Anjen Chenn and his team at the University of Illinois at Chicago previously found that CHD8 can negatively regulate the WNT/beta-catenin pathway, a cell signaling pathway that plays an important role in normal brain development. Chenn’s work showed that overactivity of beta-catenin signaling leads to abnormal enlargement of the cerebral cortex1, 2, changes in the relative numbers of different kinds of neurons in the cerebral cortex, and abnormalities in where these neurons send their axons3, features observed in postmortem studies of brains of children with autism4, 5. These studies suggest that CHD8 regulation of WNT/beta-catenin signaling may underlie a developmental etiology for autism.
Chenn and his team plan to use mouse models to examine the hypothesis that CHD8 regulation of beta-catenin signaling functions to regulate cerebral cortical growth.
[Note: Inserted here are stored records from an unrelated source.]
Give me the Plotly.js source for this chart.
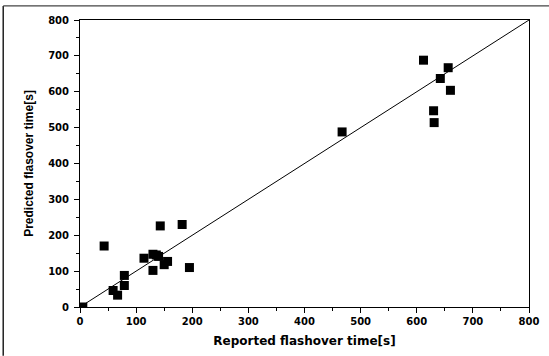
<!DOCTYPE html>
<html>
<head>
<meta charset="utf-8">
<script src="https://cdn.plot.ly/plotly-3.0.1.min.js"></script>
<style>html,body{margin:0;padding:0;background:#fff;}#chart{width:549px;height:356px;}</style>
</head>
<body>
<div id="chart"></div>
<script>
const reportedTime = [5, 43, 59, 67, 79, 79, 114, 130, 136, 140, 130, 143, 150, 156, 182, 195, 467, 612, 656, 642, 660, 630, 631];
const predictedTime = [0, 170, 46, 33, 88, 60, 136, 147, 145, 141, 102, 226, 118, 127, 230, 110, 488, 688, 667, 637, 604, 547, 514];
const lineX = [0, 800];
const lineY = [0, 800];
const tickVals = [0, 100, 200, 300, 400, 500, 600, 700, 800];

const tickFont = {family: "DejaVu Sans, sans-serif", size: 10, weight: "bold", color: "#000"};

const traces = [
  {x: lineX, y: lineY, mode: "lines", line: {color: "#000", width: 1}, hoverinfo: "skip"},
  {x: reportedTime, y: predictedTime, mode: "markers",
   marker: {symbol: "square", size: 9, color: "#000"}}
];

const axisBase = {
  range: [0, 800], tickvals: tickVals, ticks: "outside", ticklen: 5, tickwidth: 1,
  tickcolor: "#000", showline: true, linecolor: "#000", linewidth: 1, mirror: true,
  showgrid: false, zeroline: false, fixedrange: true,
  tickfont: tickFont,
  minor: {dtick: 50, ticks: "outside", ticklen: 3, tickcolor: "#000", showgrid: false}
};

const layout = {
  width: 549, height: 356,
  margin: {l: 80, r: 20, t: 20, b: 49},
  showlegend: false,
  paper_bgcolor: "#fff", plot_bgcolor: "#fff",
  xaxis: Object.assign({}, axisBase, {
    title: {text: "Reported flashover time[s]", standoff: 10,
            font: {family: "DejaVu Sans, sans-serif", size: 12, weight: "bold", color: "#000"}}
  }),
  yaxis: Object.assign({}, axisBase, {
    ticklabelstandoff: 3,
    title: {text: "Predicted flasover time[s]", standoff: 11,
            font: {family: "Liberation Sans, Arial, sans-serif", size: 12, weight: "bold", color: "#000"}}
  }),
  shapes: [
    {type: "line", xref: "paper", yref: "paper", x0: -0.171, x1: -0.171, y0: -0.17, y1: 1.049,
     line: {color: "#222", width: 1.5}},
    {type: "line", xref: "paper", yref: "paper", x0: -0.171, x1: 1.045, y0: 1.049, y1: 1.049,
     line: {color: "#444", width: 1.2}}
  ]
};

Plotly.newPlot("chart", traces, layout, {displayModeBar: false, staticPlot: true});
</script>
</body>
</html>
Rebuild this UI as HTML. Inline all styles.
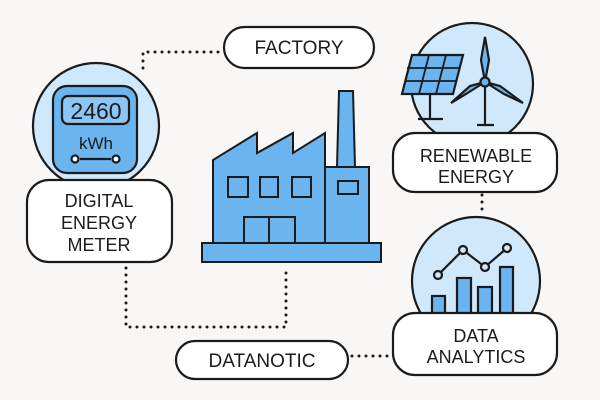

Their experiments aim to test the role of CHD8 in embryonic cerebral cortical development and explore the interactions between CHD8 and beta-catenin signaling in cortical development.
Although the genetics of autism suggest myriad rare genetic etiologies, the frequently observed macrocephaly in children with the disorder suggests common abnormalities of critical neurodevelopmental events such as the regulation of the proper number and position of neurons in the cerebral cortex. These can lead to abnormalities of higher-order neuronal circuit formation in autism. Understanding the neurodevelopmental function of CHD8 and identifying its downstream targets will help integrate our understanding of neural development with the complex genetics of autism.